We know by [21, Lemma 3.6] that if the attack graph contains a strong cycle, then it contains a strong cycle of length 2. Therefore, to conclude the proof, it suffices to show that every cycle of length 2 in the attack graph of \(q^{\prime }\cup p\) is weak. To this end, assume that the attack graph of \(q^{\prime }\cup p\) contains an attack cycle \(H\stackrel {q^{\prime }\cup p}{\rightsquigarrow }J\stackrel {q^{\prime }\cup p}{\rightsquigarrow }H\).

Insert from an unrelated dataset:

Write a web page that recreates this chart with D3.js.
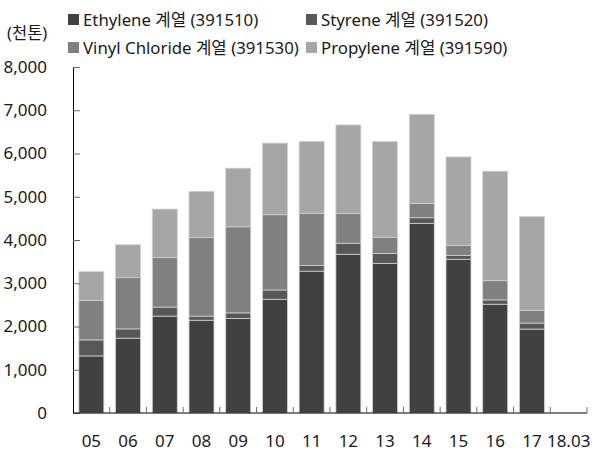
<!DOCTYPE html>
<html lang="ko">
<head>
<meta charset="utf-8">
<script src="https://d3js.org/d3.v7.min.js"></script>
<style>
  body { margin: 0; background: #fff; }
  svg text { font-family: "Noto Sans", "Noto Sans CJK KR", sans-serif; fill: #1a1a1a; }
</style>
</head>
<body>
<div id="chart"></div>
<script>
// Data (천톤)
const years = ["05", "06", "07", "08", "09", "10", "11", "12", "13", "14", "15", "16", "17", "18.03"];
const ethylene  = [1320, 1730, 2240, 2145, 2185, 2630, 3280, 3670, 3460, 4385, 3555, 2515, 1940, null];
const styrene   = [370, 215, 210, 95, 130, 215, 130, 255, 230, 130, 90, 100, 140, null];
const vinyl     = [910, 1185, 1145, 1815, 1990, 1740, 1210, 690, 375, 330, 230, 445, 290, null];
const propylene = [670, 760, 1120, 1070, 1355, 1655, 1660, 2045, 2210, 2060, 2045, 2530, 2170, null];
const seriesNames = ["Ethylene 계열 (391510)", "Styrene 계열 (391520)", "Vinyl Chloride 계열 (391530)", "Propylene 계열 (391590)"];
const yTicks = [0, 1000, 2000, 3000, 4000, 5000, 6000, 7000, 8000];

const colors = ["#414141", "#575757", "#808080", "#a6a6a6"];
const keys = ["eth", "sty", "vin", "pro"];

const table = years.map((y, i) => ({
  year: y,
  eth: ethylene[i] || 0,
  sty: styrene[i] || 0,
  vin: vinyl[i] || 0,
  pro: propylene[i] || 0
}));

const W = 592, H = 451;
const margin = { top: 67, right: 5, bottom: 38, left: 73 };
const width = W - margin.left - margin.right;
const height = H - margin.top - margin.bottom;

const svg = d3.select("#chart").append("svg")
  .attr("width", W)
  .attr("height", H);

const g = svg.append("g")
  .attr("transform", `translate(${margin.left},${margin.top})`);

const x = d3.scaleBand()
  .domain(years)
  .range([0, width])
  .paddingInner(0.32)
  .paddingOuter(0.16);

const y = d3.scaleLinear()
  .domain([0, 8000])
  .range([height, 0]);

const stacked = d3.stack().keys(keys)(table);

// Bars
g.selectAll(".layer")
  .data(stacked)
  .enter()
  .append("g")
  .attr("class", "layer")
  .attr("fill", (d, i) => colors[i])
  .selectAll("rect")
  .data(d => d.filter(p => p[1] - p[0] > 0))
  .enter()
  .append("rect")
  .attr("x", d => x(d.data.year))
  .attr("y", d => y(d[1]))
  .attr("width", x.bandwidth())
  .attr("height", d => y(d[0]) - y(d[1]))
  .attr("stroke", "#d0d0d0")
  .attr("stroke-width", 0.8);

// Y axis
const yAxis = g.append("g")
  .call(d3.axisLeft(y).tickValues(yTicks).tickSize(-7).tickPadding(26)
    .tickFormat(d3.format(",")));
yAxis.select(".domain").attr("stroke", "#000");
yAxis.selectAll(".tick line").attr("stroke", "#6a6a6a");
yAxis.selectAll("text").style("font-size", "17px").attr("fill", "#1a1a1a");

// X axis with ticks between categories
const xAxis = g.append("g")
  .attr("transform", `translate(0,${height})`);
xAxis.append("line")
  .attr("x1", 0).attr("x2", width)
  .attr("stroke", "#000");
xAxis.selectAll(".sep")
  .data(years)
  .enter()
  .append("line")
  .attr("class", "sep")
  .attr("x1", d => x(d) + x.bandwidth() + x.step() * x.paddingInner() / 2)
  .attr("x2", d => x(d) + x.bandwidth() + x.step() * x.paddingInner() / 2)
  .attr("y1", 0).attr("y2", -6)
  .attr("stroke", "#6a6a6a");
xAxis.selectAll(".xl")
  .data(years)
  .enter()
  .append("text")
  .attr("class", "xl")
  .attr("x", d => x(d) + x.bandwidth() / 2)
  .attr("y", 34)
  .attr("text-anchor", "middle")
  .style("font-size", "17px")
  .text(d => d);

// Unit label
svg.append("text")
  .attr("x", 7).attr("y", 39)
  .style("font-size", "16.5px")
  .text("(천톤)");

// Legend
const legendPos = [[68, 20], [306, 20], [68, 48], [306, 48]];
const legend = svg.selectAll(".legend")
  .data(seriesNames)
  .enter()
  .append("g")
  .attr("class", "legend")
  .attr("transform", (d, i) => `translate(${legendPos[i][0]},${legendPos[i][1]})`);
legend.append("rect")
  .attr("x", 0).attr("y", -6)
  .attr("width", 11).attr("height", 11)
  .attr("fill", (d, i) => colors[i]);
legend.append("text")
  .attr("x", 15).attr("y", 6)
  .style("font-size", "16.8px")
  .text(d => d);
</script>
</body>
</html>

Then, either H≠T or J≠T (or both). We assume without loss of generality that H≠T. We show that the attack cycle \(H\stackrel {q^{\prime }\cup p}{\rightsquigarrow }J\stackrel {q^{\prime }\cup p}{\rightsquigarrow }H\) is weak. We distinguish three cases.
 Case that \(H\stackrel {q^{\prime }\cup p}{\not \rightsquigarrow }T\) (therefore J≠T) and \(J\stackrel {q^{\prime }\cup p}{\not \rightsquigarrow }T\).:

Then no witness for \(H\stackrel {q^{\prime }\cup p}{\rightsquigarrow }J\) or \(J\stackrel {q^{\prime }\cup p}{\rightsquigarrow }H\) can contain T. By property (b), \(H\stackrel {q}{\rightsquigarrow }J\stackrel {q}{\rightsquigarrow }H\). Since the attack graph of q contains no strong attack cycle, \({\mathcal {K}}({q})\models {{\mathsf {key}}({H})}\rightarrow {{\mathsf {key}}({J})}\) and \({\mathcal {K}}({q})\models {{\mathsf {key}}({J})}\rightarrow {{\mathsf {key}}({H})}\). Then, by property (a), \({\mathcal {K}}({q^{\prime }\cup p})\models {{\mathsf {key}}({H})}\rightarrow {{\mathsf {key}}({J})}\) and \({\mathcal {K}}({q^{\prime }\cup p})\models {{\mathsf {key}}({J})}\rightarrow {{\mathsf {key}}({H})}\). It follows that the attack cycle \(H\stackrel {q^{\prime }\cup p}{\rightsquigarrow }J\stackrel {q^{\prime }\cup p}{\rightsquigarrow }H\) is weak.
 Case that \(H\stackrel {q^{\prime }\cup p}{\rightsquigarrow }T\).:

By property (c), \(H\in \mathcal {S}\). We distinguish two cases.
 Case that J = T.:

By property (d), \({\mathcal {K}}({q^{\prime }\cup p})\models {{\mathsf {key}}({H})}\rightarrow {{\mathsf {key}}({F_{0}})}\) and \({\mathcal {K}}({q^{\prime }\cup p})\models {{\mathsf {key}}({F_{0}})}\rightarrow {{\mathsf {key}}({H})}\). In the following, recall that {u} = key(T). Since \(\mathcal {K}({q^{\prime }\cup p})\models \mathsf {key}(F_{0}) \rightarrow u\) and \(\mathcal {K}({q^{\prime }\cup p})\models u \rightarrow \mathsf {key}(F_{0})\) hold by the construction of \(q^{\prime }\cup p\), we conclude \({\mathcal {K}}({q^{\prime }\cup p})\models {{\mathsf {key}}({H})}\rightarrow {u}\) and \({\mathcal {K}}({q^{\prime }\cup p})\) \(\models {u}\rightarrow {{\mathsf {key}}({H})}\). It follows that the attack cycle \(H\stackrel {q^{\prime }\cup p}{\rightsquigarrow }J\stackrel {q^{\prime }\cup p}{\rightsquigarrow }H\) is weak.
 Case that J≠T.:

We show that \(J\in \mathcal {S}\) by distinguishing two cases:

If \(J\stackrel {q^{\prime }\cup p}{\not \rightsquigarrow }T\), then no witness for \(J\stackrel {q^{\prime }\cup p}{\rightsquigarrow }H\) contains T. Then, by property (b), any witness for \(J\stackrel {q^{\prime }\cup p}{\rightsquigarrow }H\) is also a witness for \(J\overset {q}{\rightsquigarrow }H\), and therefore \(J\in \mathcal {S}\).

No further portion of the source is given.